> _EXERCISE DETAILS_
Leave every picture out and write out the records below exactly.

***** RECORDS TO USE *****

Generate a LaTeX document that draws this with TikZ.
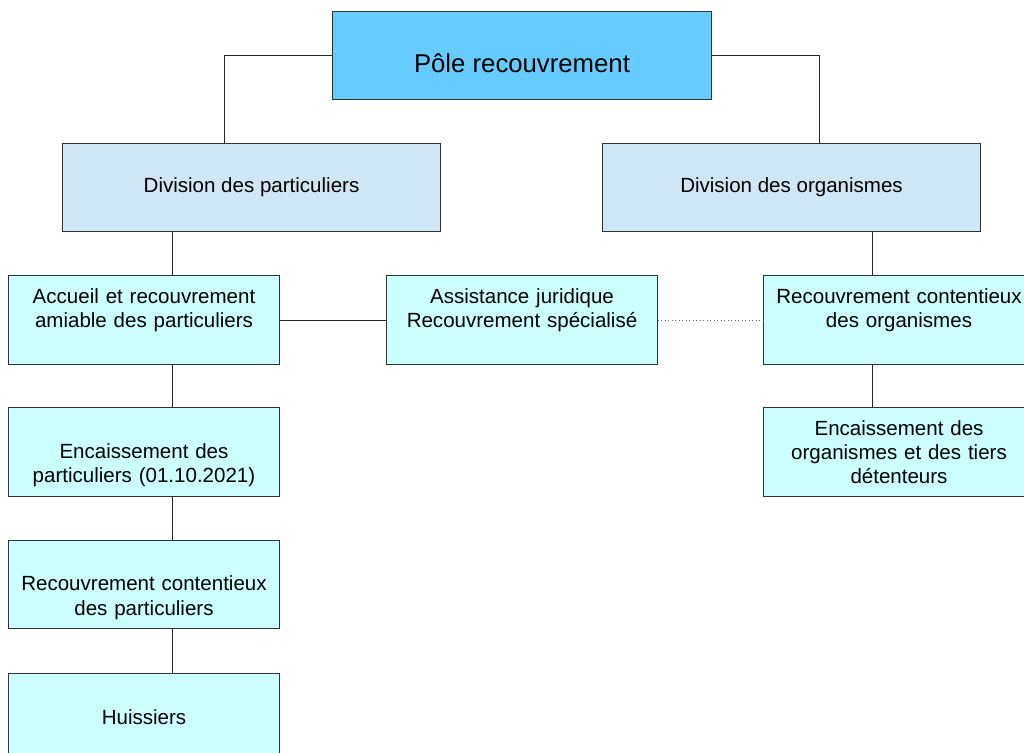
\documentclass[tikz,border=0pt]{standalone}
\usepackage{fontspec}
\setmainfont{Liberation Sans}
\definecolor{polefill}{HTML}{66CCFF}
\definecolor{divfill}{HTML}{CFE7F5}
\definecolor{unitfill}{HTML}{CCFFFF}

\begin{document}
\begin{tikzpicture}[x=0.025cm,y=-0.025cm,
  box/.style={draw=black!80,line width=0.7pt,align=center,inner sep=0pt,
    font=\fontsize{14.6}{17.2}\selectfont},
  unit/.style={box,fill=unitfill,text width=6.5cm,minimum width=6.75cm,minimum height=2.2cm},
  division/.style={box,fill=divfill,minimum width=9.425cm,minimum height=2.175cm},
  link/.style={draw=black!85,line width=0.7pt}]
\useasboundingbox (0,0) rectangle (1024,753);

% top
\node[box,fill=polefill,minimum width=9.45cm,minimum height=2.175cm,
  text height=24pt,text depth=0pt,
  font=\fontsize{18.3}{21}\selectfont] (pole) at (522,55.5) {Pôle recouvrement};

% divisions
\node[division] (divp) at (251.5,187.5) {Division des particuliers};
\node[division] (divo) at (791.5,187.5) {Division des organismes};

% particuliers
\node[unit] (acc) at (144,320) {Accueil et recouvrement\\amiable des particuliers\\ \mbox{}};
\node[unit] (enp) at (144,452) {\strut\\Encaissement des\\particuliers (01.10.2021)};
\node[unit,minimum height=2.175cm] (rcp) at (144,584.5) {\strut\\Recouvrement contentieux\\des particuliers};
\node[unit] (hui) at (144,717) {Huissiers};

% centre
\node[unit] (asst) at (522,320) {Assistance juridique\\Recouvrement spécialisé\\ \mbox{}};

% organismes
\node[unit] (rco) at (899,320) {Recouvrement contentieux\\des organismes\\ \mbox{}};
\node[unit] (eno) at (899,452) {Encaissement des\\organismes et des tiers\\détenteurs};

% links
\draw[link] (pole.west) -| ([xshift=-0.6875cm]divp.north);
\draw[link] (pole.east) -| ([xshift=0.6875cm]divo.north);
\draw[link] ([xshift=0.7cm]acc.north) -- ([xshift=0.7cm]acc.north |- divp.south);
\draw[link] ([xshift=0.7cm]acc.south) -- ([xshift=0.7cm]enp.north);
\draw[link] ([xshift=0.7cm]enp.south) -- ([xshift=0.7cm]rcp.north);
\draw[link] ([xshift=0.7cm]rcp.south) -- ([xshift=0.7cm]hui.north);
\draw[link] (acc.east) -- (asst.west);
\draw[link,draw=black!60,line width=0.5pt,dotted] (asst.east) -- (rco.west);
\draw[link] ([xshift=-0.675cm]rco.north) -- ([xshift=-0.675cm]rco.north |- divo.south);
\draw[link] ([xshift=-0.675cm]rco.south) -- ([xshift=-0.675cm]eno.north);
\end{tikzpicture}
\end{document}
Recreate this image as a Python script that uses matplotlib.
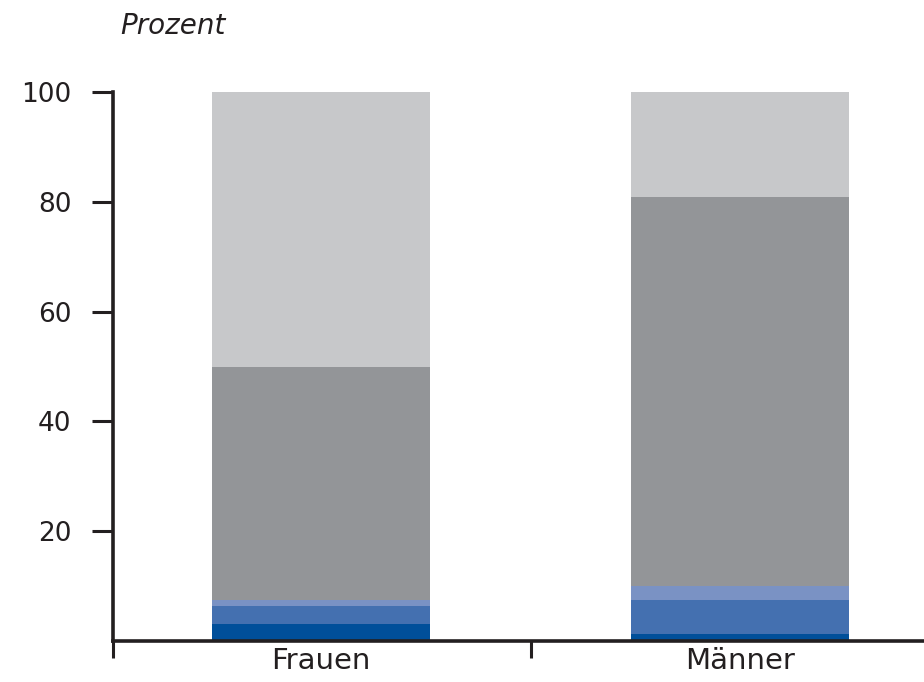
import numpy as np
import matplotlib.pyplot as plt

# shares in percent, stacked bottom to top
groups = ['Frauen', 'Männer']
dark_blue = [3.1, 1.3]
mid_blue = [3.2, 6.2]
light_blue = [1.2, 2.5]
grey = [42.5, 70.9]
light_grey = [50.0, 19.1]

layers = [dark_blue, mid_blue, light_blue, grey, light_grey]
colors = ['#004f9a', '#4470b0', '#7a92c4', '#939598', '#c7c8ca']

fig = plt.figure(figsize=(9.24, 6.82), dpi=100)
ax = fig.add_axes([113/924, 41/682, 1 - 113/924, 549/682])

x = np.arange(len(groups))
bottom = np.zeros(len(groups))
for vals, c in zip(layers, colors):
    ax.bar(x, vals, bottom=bottom, width=0.52, color=c, linewidth=0)
    bottom += np.array(vals)

ax.set_xlim(-0.496, 1.438)
ax.set_ylim(0, 100)

for s in ['top', 'right']:
    ax.spines[s].set_visible(False)
for s in ['left', 'bottom']:
    ax.spines[s].set_linewidth(2.6)
    ax.spines[s].set_color('#231f20')

ax.set_yticks([20, 40, 60, 80, 100])
ax.tick_params(axis='y', direction='out', length=15, width=2.2, color='#231f20',
               pad=15, labelsize=19, labelcolor='#231f20')

# group labels centred under the bars, tick marks between groups
ax.set_xticks(x)
ax.set_xticklabels(groups, fontsize=21, color='#231f20')
ax.tick_params(axis='x', which='major', length=0, pad=4)
ax.set_xticks([-0.496, 0.5], minor=True)
ax.tick_params(axis='x', which='minor', direction='out', length=12, width=2.2,
               color='#231f20')

fig.text(120/924, 1 - 26/682, 'Prozent', fontsize=20, style='italic',
         color='#231f20', va='center', ha='left')

fig.savefig('out.png', dpi=100)
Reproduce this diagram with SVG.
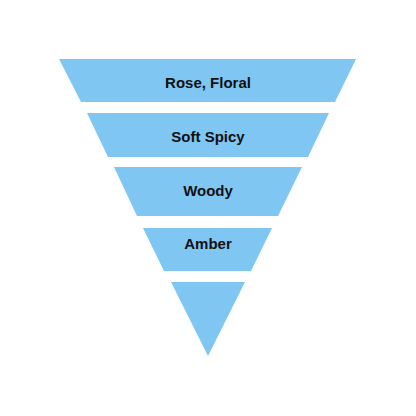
<svg xmlns="http://www.w3.org/2000/svg" width="416" height="416" viewBox="0 0 416 416">
<style>
.band{fill:#7fc6f2;}
.lbl{font-family:"Liberation Sans",Arial,sans-serif;font-weight:bold;font-size:15px;fill:#111;text-anchor:middle;dominant-baseline:central;}
</style>
<rect width="416" height="416" fill="#fff"/>
<g id="node-rose"><polygon class="band" points="59,59 356,59 335,102 81,102"/><text class="lbl" x="208" y="82">Rose, Floral</text></g>
<g id="node-spicy"><polygon class="band" points="87,113 329,113 308,157 108,157"/><text class="lbl" x="208" y="136">Soft Spicy</text></g>
<g id="node-woody"><polygon class="band" points="114,167 302,167 278,216 137,216"/><text class="lbl" x="208" y="190">Woody</text></g>
<g id="node-amber"><polygon class="band" points="143,228 272,228 251,271 164,271"/><text class="lbl" x="208" y="243">Amber</text></g>
<g id="node-tip"><polygon class="band" points="171,282 245,282 208,356"/></g>
<g id="connectors"></g>
</svg>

*****

> _OUTPUT FOR THIS EXERCISE_
Generate a LaTeX document that draws this with TikZ.
\documentclass[tikz,border=0pt]{standalone}
\usepackage{fontspec}
\setmainfont{Liberation Sans}
\definecolor{polefill}{HTML}{66CCFF}
\definecolor{divfill}{HTML}{CFE7F5}
\definecolor{unitfill}{HTML}{CCFFFF}

\begin{document}
\begin{tikzpicture}[x=0.025cm,y=-0.025cm,
  box/.style={draw=black!80,line width=0.7pt,align=center,inner sep=0pt,
    font=\fontsize{14.6}{17.2}\selectfont},
  unit/.style={box,fill=unitfill,text width=6.5cm,minimum width=6.75cm,minimum height=2.2cm},
  division/.style={box,fill=divfill,minimum width=9.425cm,minimum height=2.175cm},
  link/.style={draw=black!85,line width=0.7pt}]
\useasboundingbox (0,0) rectangle (1024,753);

% top
\node[box,fill=polefill,minimum width=9.45cm,minimum height=2.175cm,
  text height=24pt,text depth=0pt,
  font=\fontsize{18.3}{21}\selectfont] (pole) at (522,55.5) {Pôle recouvrement};

% divisions
\node[division] (divp) at (251.5,187.5) {Division des particuliers};
\node[division] (divo) at (791.5,187.5) {Division des organismes};

% particuliers
\node[unit] (acc) at (144,320) {Accueil et recouvrement\\amiable des particuliers\\ \mbox{}};
\node[unit] (enp) at (144,452) {\strut\\Encaissement des\\particuliers (01.10.2021)};
\node[unit,minimum height=2.175cm] (rcp) at (144,584.5) {\strut\\Recouvrement contentieux\\des particuliers};
\node[unit] (hui) at (144,717) {Huissiers};

% centre
\node[unit] (asst) at (522,320) {Assistance juridique\\Recouvrement spécialisé\\ \mbox{}};

% organismes
\node[unit] (rco) at (899,320) {Recouvrement contentieux\\des organismes\\ \mbox{}};
\node[unit] (eno) at (899,452) {Encaissement des\\organismes et des tiers\\détenteurs};

% links
\draw[link] (pole.west) -| ([xshift=-0.6875cm]divp.north);
\draw[link] (pole.east) -| ([xshift=0.6875cm]divo.north);
\draw[link] ([xshift=0.7cm]acc.north) -- ([xshift=0.7cm]acc.north |- divp.south);
\draw[link] ([xshift=0.7cm]acc.south) -- ([xshift=0.7cm]enp.north);
\draw[link] ([xshift=0.7cm]enp.south) -- ([xshift=0.7cm]rcp.north);
\draw[link] ([xshift=0.7cm]rcp.south) -- ([xshift=0.7cm]hui.north);
\draw[link] (acc.east) -- (asst.west);
\draw[link,draw=black!60,line width=0.5pt,dotted] (asst.east) -- (rco.west);
\draw[link] ([xshift=-0.675cm]rco.north) -- ([xshift=-0.675cm]rco.north |- divo.south);
\draw[link] ([xshift=-0.675cm]rco.south) -- ([xshift=-0.675cm]eno.north);
\end{tikzpicture}
\end{document}
Recreate this image as a Python script that uses matplotlib.
import numpy as np
import matplotlib.pyplot as plt

# shares in percent, stacked bottom to top
groups = ['Frauen', 'Männer']
dark_blue = [3.1, 1.3]
mid_blue = [3.2, 6.2]
light_blue = [1.2, 2.5]
grey = [42.5, 70.9]
light_grey = [50.0, 19.1]

layers = [dark_blue, mid_blue, light_blue, grey, light_grey]
colors = ['#004f9a', '#4470b0', '#7a92c4', '#939598', '#c7c8ca']

fig = plt.figure(figsize=(9.24, 6.82), dpi=100)
ax = fig.add_axes([113/924, 41/682, 1 - 113/924, 549/682])

x = np.arange(len(groups))
bottom = np.zeros(len(groups))
for vals, c in zip(layers, colors):
    ax.bar(x, vals, bottom=bottom, width=0.52, color=c, linewidth=0)
    bottom += np.array(vals)

ax.set_xlim(-0.496, 1.438)
ax.set_ylim(0, 100)

for s in ['top', 'right']:
    ax.spines[s].set_visible(False)
for s in ['left', 'bottom']:
    ax.spines[s].set_linewidth(2.6)
    ax.spines[s].set_color('#231f20')

ax.set_yticks([20, 40, 60, 80, 100])
ax.tick_params(axis='y', direction='out', length=15, width=2.2, color='#231f20',
               pad=15, labelsize=19, labelcolor='#231f20')

# group labels centred under the bars, tick marks between groups
ax.set_xticks(x)
ax.set_xticklabels(groups, fontsize=21, color='#231f20')
ax.tick_params(axis='x', which='major', length=0, pad=4)
ax.set_xticks([-0.496, 0.5], minor=True)
ax.tick_params(axis='x', which='minor', direction='out', length=12, width=2.2,
               color='#231f20')

fig.text(120/924, 1 - 26/682, 'Prozent', fontsize=20, style='italic',
         color='#231f20', va='center', ha='left')

fig.savefig('out.png', dpi=100)
Reproduce this diagram with SVG.
<svg xmlns="http://www.w3.org/2000/svg" width="416" height="416" viewBox="0 0 416 416">
<style>
.band{fill:#7fc6f2;}
.lbl{font-family:"Liberation Sans",Arial,sans-serif;font-weight:bold;font-size:15px;fill:#111;text-anchor:middle;dominant-baseline:central;}
</style>
<rect width="416" height="416" fill="#fff"/>
<g id="node-rose"><polygon class="band" points="59,59 356,59 335,102 81,102"/><text class="lbl" x="208" y="82">Rose, Floral</text></g>
<g id="node-spicy"><polygon class="band" points="87,113 329,113 308,157 108,157"/><text class="lbl" x="208" y="136">Soft Spicy</text></g>
<g id="node-woody"><polygon class="band" points="114,167 302,167 278,216 137,216"/><text class="lbl" x="208" y="190">Woody</text></g>
<g id="node-amber"><polygon class="band" points="143,228 272,228 251,271 164,271"/><text class="lbl" x="208" y="243">Amber</text></g>
<g id="node-tip"><polygon class="band" points="171,282 245,282 208,356"/></g>
<g id="connectors"></g>
</svg>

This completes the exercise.